Getting the best light starts in the design. Locating and designing a project properly can take advantage of free natural daylight, increase its impact throughout a home and reduce any potential for glare. Skylights, solar tubes, translucent room partitions and glass block walls or even varied interior wall heights can be ways to bring in the light.

Windows with high-performance glazing can make the most of daylight and great outdoor views but need to be appropriately placed. “Window area and orientation are important factors,” says Jay Hall, acting director of the U.S. Green Building Council’s LEED for Homes program, which is a rating system that promotes the design and construction of high-performance green homes. “The goal is to have large enough windows to let in sunlight without affecting the heating or cooling load.

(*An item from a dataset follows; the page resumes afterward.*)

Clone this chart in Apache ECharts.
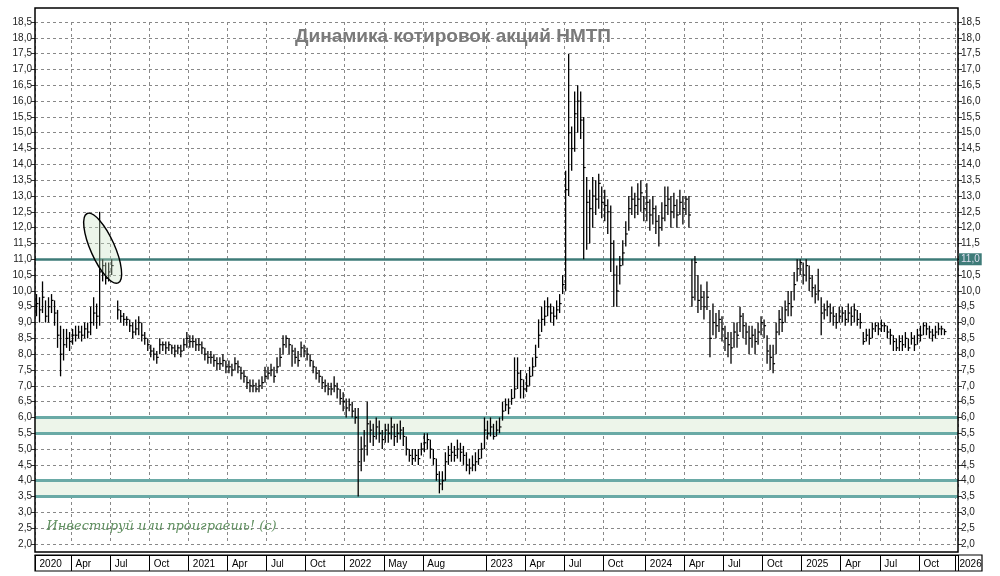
<!DOCTYPE html>
<html><head><meta charset="utf-8">
<script src="https://cdn.jsdelivr.net/npm/echarts@6/dist/echarts.min.js"></script>
<style>html,body{margin:0;padding:0;background:#fff}#c{width:1000px;height:576px}</style>
</head><body><div id="c"></div>
<script>
// Weekly closes / highs / lows, Jan 2020 .. Dec 2025
const c2020=[9.6,9.4,9.8,9.2,9.5,9.7,9.3,8.6,8.0,8.3,8.5,8.4,8.6,8.6,8.7,8.6,8.8,8.7,9.0,9.3,9.2,10.6,10.8,10.4,10.6,10.8,null,9.4,9.2,9.1,9.1,8.9,8.7,8.8,9.0,8.6,8.5,8.3,8.1,8.0,7.9,8.3,8.3,8.2,8.3,8.2,8.1,8.2,8.1,8.3,8.5];
const h2020=[9.9,9.8,10.3,9.7,9.8,9.9,9.7,9.4,8.9,8.8,8.8,8.7,8.8,8.9,8.9,8.9,9.0,9.0,9.5,9.8,9.6,12.5,11.0,10.9,10.9,11.0,null,9.7,9.4,9.3,9.2,9.1,9.0,9.1,9.2,9.0,8.7,8.5,8.3,8.2,8.1,8.5,8.4,8.4,8.4,8.3,8.3,8.3,8.3,8.5,8.7];
const l2020=[9.2,9.0,9.3,9.0,9.0,9.3,8.9,8.2,7.3,7.8,8.2,8.1,8.3,8.4,8.5,8.4,8.5,8.5,8.6,8.9,8.8,8.9,10.3,10.2,10.3,10.5,null,9.1,9.0,8.9,8.9,8.7,8.5,8.6,8.6,8.4,8.3,8.1,7.9,7.8,7.7,8.0,8.1,8.0,8.1,8.0,7.9,8.0,7.9,8.1,8.2];
const c2021=[8.4,8.4,8.3,8.3,8.2,8.0,7.9,7.9,7.8,7.7,7.7,7.8,7.6,7.6,7.5,7.7,7.6,7.4,7.3,7.1,7.0,7.0,6.9,7.0,7.1,7.3,7.4,7.5,7.3,7.6,7.9,8.3,8.5,8.3,8.1,7.9,7.8,8.2,8.1,8.0,7.8,7.6,7.4,7.3,7.1,7.0,6.9,6.9,7.0,6.9,6.6,6.5,6.3];
const h2021=[8.6,8.6,8.5,8.5,8.4,8.2,8.1,8.1,8.0,7.9,7.9,8.0,7.8,7.8,7.7,7.9,7.8,7.6,7.5,7.3,7.2,7.2,7.1,7.2,7.3,7.6,7.6,7.7,7.6,7.9,8.2,8.6,8.6,8.5,8.3,8.2,8.1,8.4,8.3,8.2,8.0,7.8,7.6,7.5,7.3,7.2,7.1,7.1,7.3,7.1,6.9,6.8,6.6];
const l2021=[8.2,8.2,8.1,8.1,8.0,7.8,7.7,7.7,7.6,7.5,7.5,7.6,7.4,7.4,7.3,7.5,7.4,7.2,7.1,6.9,6.8,6.8,6.8,6.8,6.9,7.1,7.2,7.3,7.1,7.4,7.6,8.0,8.2,8.0,7.6,7.7,7.6,7.9,7.9,7.8,7.6,7.4,7.2,7.1,6.9,6.8,6.7,6.7,6.8,6.6,6.4,6.2,6.0];
const c2022=[6.4,6.2,6.0,4.6,5.0,5.1,5.8,5.6,5.4,5.7,5.5,5.3,5.6,5.5,5.7,5.4,5.5,5.6,5.4,5.0,4.8,4.7,4.8,4.7,5.0,5.2,5.3,5.0,4.7,4.2,3.9,4.0,4.6,4.8,4.9,4.8,5.0,4.9,4.8,4.5,4.4,4.5,4.6,4.7,5.0,5.6];
const h2022=[6.6,6.5,6.3,6.3,5.4,5.6,6.5,5.9,5.8,6.0,5.9,5.6,5.8,5.8,6.0,5.8,5.8,5.9,5.7,5.4,5.0,5.0,5.0,5.0,5.2,5.5,5.5,5.3,5.0,4.7,4.3,4.3,4.9,5.1,5.2,5.1,5.3,5.2,5.1,4.9,4.7,4.8,4.9,5.0,5.2,6.0];
const l2022=[6.2,6.0,5.8,3.5,4.3,4.6,4.8,5.2,5.1,5.3,5.2,5.0,5.2,5.2,5.3,5.1,5.2,5.3,5.1,4.8,4.6,4.5,4.6,4.5,4.8,4.9,5.0,4.7,4.5,4.0,3.6,3.7,4.0,4.5,4.6,4.6,4.7,4.6,4.5,4.3,4.2,4.3,4.3,4.5,4.7,5.0];
const c2023=[5.5,5.7,5.4,5.6,5.7,6.2,6.4,6.3,6.6,6.9,7.4,7.2,6.9,7.0,7.3,7.6,7.9,8.6,9.1,9.2,9.5,9.3,9.2,9.4,9.6,10.2,13.2,15.0,14.5,15.6,16.0,15.4,13.9,12.8,12.6,13.0,12.9,13.4,12.8,12.7,12.5,11.5,10.5,10.0,10.8,11.2,11.8,12.6,12.9,12.7,12.9,13.1,12.6];
const h2023=[5.9,6.0,5.8,5.9,6.0,6.5,6.6,6.6,6.9,7.9,7.9,7.5,7.2,7.4,7.6,7.9,8.3,9.1,9.5,9.7,9.8,9.6,9.5,9.7,9.9,10.5,13.8,17.5,15.2,16.3,16.5,16.3,15.5,13.6,13.2,13.6,13.5,13.7,13.3,13.2,12.9,12.7,11.6,10.8,11.1,11.6,12.2,13.0,13.3,13.1,13.4,13.5,13.0];
const l2023=[5.3,5.4,5.3,5.4,5.5,5.9,6.2,6.1,6.4,6.6,6.9,6.6,6.6,6.8,7.0,7.3,7.6,8.2,8.7,8.9,9.2,9.0,8.9,9.1,9.3,9.9,10.0,13.0,13.8,14.4,15.0,14.8,11.0,11.3,11.5,12.0,12.4,12.6,12.3,12.2,11.8,10.6,9.5,9.5,10.2,10.8,11.4,11.9,12.4,12.3,12.4,12.5,12.2];
const c2024=[12.8,12.4,12.6,12.2,12.0,12.3,12.7,12.9,12.5,12.7,12.4,12.8,12.6,12.9,12.4,9.8,10.9,9.7,9.8,9.5,9.8,8.5,9.0,8.9,9.1,8.8,8.5,8.3,8.2,8.7,8.6,9.2,8.9,8.7,8.5,8.6,8.4,8.7,9.0,8.9,8.1,7.9,7.7,8.7,9.1,9.0,9.4,9.6,9.5,10.2,10.7,10.9];
const h2024=[13.4,12.9,13.0,12.7,12.4,12.8,13.3,13.3,13.0,13.1,12.9,13.2,13.0,13.0,13.0,11.0,11.1,10.5,10.2,10.0,10.3,9.4,9.6,9.3,9.4,9.2,8.9,8.7,8.7,9.0,9.0,9.5,9.3,9.0,8.9,8.9,8.8,9.0,9.2,9.1,8.6,8.3,8.3,9.0,9.4,9.5,9.7,10.0,10.0,10.6,11.0,11.0];
const l2024=[12.2,11.9,12.1,11.8,11.4,11.9,12.2,12.4,12.0,12.3,12.0,12.4,12.1,12.4,12.0,9.5,9.7,9.3,9.4,9.1,9.4,7.9,8.6,8.5,8.7,8.4,8.1,7.9,7.7,8.2,8.2,8.7,8.5,8.3,8.0,8.2,8.0,8.3,8.6,8.5,7.7,7.5,7.4,8.0,8.6,8.7,9.0,9.2,9.2,9.7,10.3,10.5];
const c2025=[10.5,10.8,10.4,10.1,9.9,10.0,9.3,9.4,9.5,9.3,9.2,9.0,9.2,9.3,9.1,9.3,9.2,9.4,9.1,9.0,8.4,8.6,8.5,8.8,8.9,8.8,8.9,8.9,8.7,8.6,8.4,8.2,8.4,8.3,8.5,8.2,8.5,8.3,8.6,8.6,8.9,8.8,8.7,8.6,8.7,8.8,8.8,8.715];
const h2025=[10.9,11.0,10.8,10.5,10.2,10.7,9.8,9.6,9.7,9.6,9.5,9.3,9.5,9.5,9.4,9.6,9.5,9.6,9.4,9.3,8.7,8.8,8.8,9.0,9.0,9.0,9.1,9.0,8.9,8.8,8.6,8.5,8.6,8.6,8.7,8.5,8.7,8.6,8.8,8.9,9.0,9.0,8.9,8.8,8.9,9.0,8.9,8.8];
const l2025=[10.2,10.3,10.0,9.8,9.6,9.7,8.6,9.1,9.2,9.0,8.9,8.8,9.0,9.0,8.9,9.0,8.9,9.0,8.9,8.8,8.3,8.4,8.3,8.5,8.7,8.6,8.7,8.7,8.5,8.3,8.1,8.1,8.1,8.1,8.2,8.1,8.3,8.1,8.3,8.4,8.6,8.6,8.5,8.4,8.5,8.6,8.6,8.6];

// x-axis period labels at weekly index
const labelIdx=[0,12,25,38,51,64,77,90,103,116,129,150,163,176,189,203,216,229,242,255,268,281,294,306];
const labelTxt=['2020','Apr','Jul','Oct','2021','Apr','Jul','Oct','2022','May','Aug','2023','Apr','Jul','Oct','2024','Apr','Jul','Oct','2025','Apr','Jul','Oct','2026'];
const levels=[11.0,6.0,5.5,4.0,3.5];
const lastPrice=8.715;
const title='Динамика котировок акций НМТП';
const watermark='Инвестируй или проиграешь! (с)';

const closes=[].concat(c2020,c2021,c2022,c2023,c2024,c2025);
const highs=[].concat(h2020,h2021,h2022,h2023,h2024,h2025);
const lows=[].concat(l2020,l2021,l2022,l2023,l2024,l2025);
const nCat=307;
const cats=[];for(let i=0;i<nCat;i++)cats.push(String(i));
const labelMap={};labelIdx.forEach((k,j)=>labelMap[k]=labelTxt[j]);
const data=[];closes.forEach((c,i)=>{if(c!=null)data.push([i,lows[i],highs[i],c]);});
const isB=(i)=>labelMap[i]!==undefined;

const chart=echarts.init(document.getElementById('c'));
const yCommon={type:'value',min:2,max:18.5,interval:0.5,
  axisLine:{show:false},axisTick:{show:true,length:4,lineStyle:{color:'#333'}},
  axisLabel:{fontSize:10,color:'#222',fontFamily:'Liberation Sans Narrow, Liberation Sans, sans-serif',formatter:v=>v.toFixed(1).replace('.',','),margin:3},
};
chart.setOption({
  animation:false,
  backgroundColor:'#fff',
  grid:{left:35,right:42,top:22,bottom:32},
  title:{text:title,left:290,top:22,textStyle:{fontSize:19,fontWeight:'bold',color:'#7a7a7a',fontFamily:'Liberation Sans Narrow, Liberation Sans'}},
  xAxis:{type:'category',data:cats,boundaryGap:true,offset:11,
    axisLine:{show:true,lineStyle:{color:'#000',width:1}},
    axisTick:{show:true,interval:(i)=>isB(i),length:16,lineStyle:{color:'#000'}},
    axisLabel:{interval:(i)=>isB(i),formatter:(v)=>labelMap[v]||'',fontSize:10,color:'#000',align:'left',margin:4,padding:[0,0,0,3],fontFamily:'Liberation Sans Narrow, sans-serif'},
    splitLine:{show:true,interval:(i)=>isB(i),lineStyle:{color:'#888',type:[3,3],width:1}}
  },
  yAxis:[Object.assign({},yCommon,{position:'right',splitLine:{show:true,lineStyle:{color:'#888',type:[3,3]}}}),
         Object.assign({},yCommon,{position:'left',splitLine:{show:false}})],
  series:[{
    type:'custom',
    data:data,
    encode:{x:0,y:[1,2,3]},
    renderItem:(params,api)=>{
      const x=api.value(0);
      const lo=api.coord([x,api.value(1)]);
      const hi=api.coord([x,api.value(2)]);
      const cl=api.coord([x,api.value(3)]);
      return {type:'group',children:[
        {type:'line',shape:{x1:lo[0],y1:lo[1],x2:hi[0],y2:hi[1]},style:{stroke:'#000',lineWidth:1.3}},
        {type:'line',shape:{x1:cl[0],y1:cl[1],x2:cl[0]+2,y2:cl[1]},style:{stroke:'#000',lineWidth:1.2}}
      ]};
    },
    z:5,
    markArea:{silent:true,itemStyle:{color:'#edf5ea'},data:[[{yAxis:levels[2]},{yAxis:levels[1]}],[{yAxis:levels[4]},{yAxis:levels[3]}]]},
    markLine:{silent:true,symbol:'none',data:[
      {yAxis:levels[0],lineStyle:{color:'#3e7b78',width:2.5,type:'solid'},label:{position:'end',formatter:'11,0',backgroundColor:'#3e7b78',color:'#dde',fontSize:10,padding:[1,2],distance:1}},
      {yAxis:levels[1],lineStyle:{color:'#6aaaa6',width:3,type:'solid'},label:{show:false}},
      {yAxis:levels[2],lineStyle:{color:'#6aaaa6',width:3,type:'solid'},label:{show:false}},
      {yAxis:levels[3],lineStyle:{color:'#6aaaa6',width:3,type:'solid'},label:{show:false}},
      {yAxis:levels[4],lineStyle:{color:'#6aaaa6',width:3,type:'solid'},label:{show:false}},
      {yAxis:lastPrice,lineStyle:{opacity:0},label:{position:'end',formatter:'8,715',backgroundColor:'#fff',borderColor:'#000',borderWidth:1,color:'#000',fontSize:10,padding:[1,2],distance:1}}
    ]}
  }]
});
const ctr=chart.convertToPixel({gridIndex:0},[22,11.35]);
const bl=chart.convertToPixel({gridIndex:0},[0,2]);
chart.setOption({graphic:[
  {type:'ellipse',shape:{cx:0,cy:0,rx:12,ry:38},x:ctr[0],y:ctr[1],rotation:0.42,style:{fill:'rgba(200,225,195,0.35)',stroke:'#000',lineWidth:1.4},z:10},
  {type:'rect',shape:{x:35,y:8,width:923,height:544},style:{fill:'none',stroke:'#000',lineWidth:1.5},z:20},
  {type:'rect',shape:{x:35,y:555,width:947,height:16},style:{fill:'none',stroke:'#000',lineWidth:1.2},z:20},
  {type:'text',x:bl[0]+10,y:bl[1]-24,style:{text:watermark,fill:'#5f8f5f',font:'italic 13px "DejaVu Serif"'},z:10}
]});
</script></body></html>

Proper orientation with overhangs or roofs can allow in plenty of light in winter while controlling the light in summer.”


Green Building Lighting
This kitchen is illuminated by the LR6, a product of LED Lighting Fixtures (LLF) Inc. of Morrisville, N.C. (c) LLF
Good planning also includes minimizing light coming from a home or property, according to the Lighting Research Center, a research and education organization devoted to lighting at Rensselaer Polytechnic Institute, Troy, N.Y. Low-reflecting surfaces and downward-directed lights are among ways to reduce the glow that ruins access to the night sky, light trespass on neighboring properties and glare affecting passersby.

To keep occupants comfortable and safe, plan easy control over general, task and accent lighting with accessible switches and outlets and adjustable-height fixtures. Make life easier as you age by shielding light sources, reducing glare and providing greater contrast between transitional areas in your home.

Light Sources
The lighting marketplace is evolving. When making your lighting choices, match your light source with fixtures that will ensure they perform properly and for a long time. Determine the light level, uniformity and distribution of light as well as the color of light you want. Figure in ease of replacement, both in actual physical access and market availability. Here are some options.

Incandescent lamp. Our major source of electric-powered light for more than a hundred years, it is basically a glass bulb filled with an inert gas that has a wire filament. Electric current is sent through the filament, which produces a high heat and some visible light. An incandescent’s typical life is 750 to 1,000 hours, however, it is inexpensive to buy. Under the 2008 Energy Bill, the inefficient incandescent will disappear by 2014. However, innovations are taking place. For example, GE Consumer & Industrial’s Lighting Division announced plans for a new high0efficiency incandescent to be introduced by 2010 with an ultimate target to be four times as efficient as current incandescents and with the same quality, brightness and color.


Green Building Lighting
Without good planning, light trespasses on neighboring properties and reduces access to the night sky. (c) Jennifer Brons, Lighting Research Center
Compact Fluorescent Light or CFL. This light has an electronic or magnetic ballast and a tube coated on the inside with white phosphor and filled with gas, including mercury vapor. Electricity flows through the gas, produces ultraviolet light that excites the coating, which then emits visible light. Some, but not all, CFLs are Energy Star-rated, meaning that they are supposed to meet government standards. The major benefits of an Energy Star-rated CFL include using about 75 percent less energy than a standard incandescent and lasting up to 10 times longer, meaning a savings up to $35 in energy bills over its extended lifetime. Among downsides: its mercury content and need for proper disposal, some may not work with dimmer or three-way switches, they should not be used in colder or hotter temperatures than manufacturers’ range and may burn out prematurely if turned on and off frequently.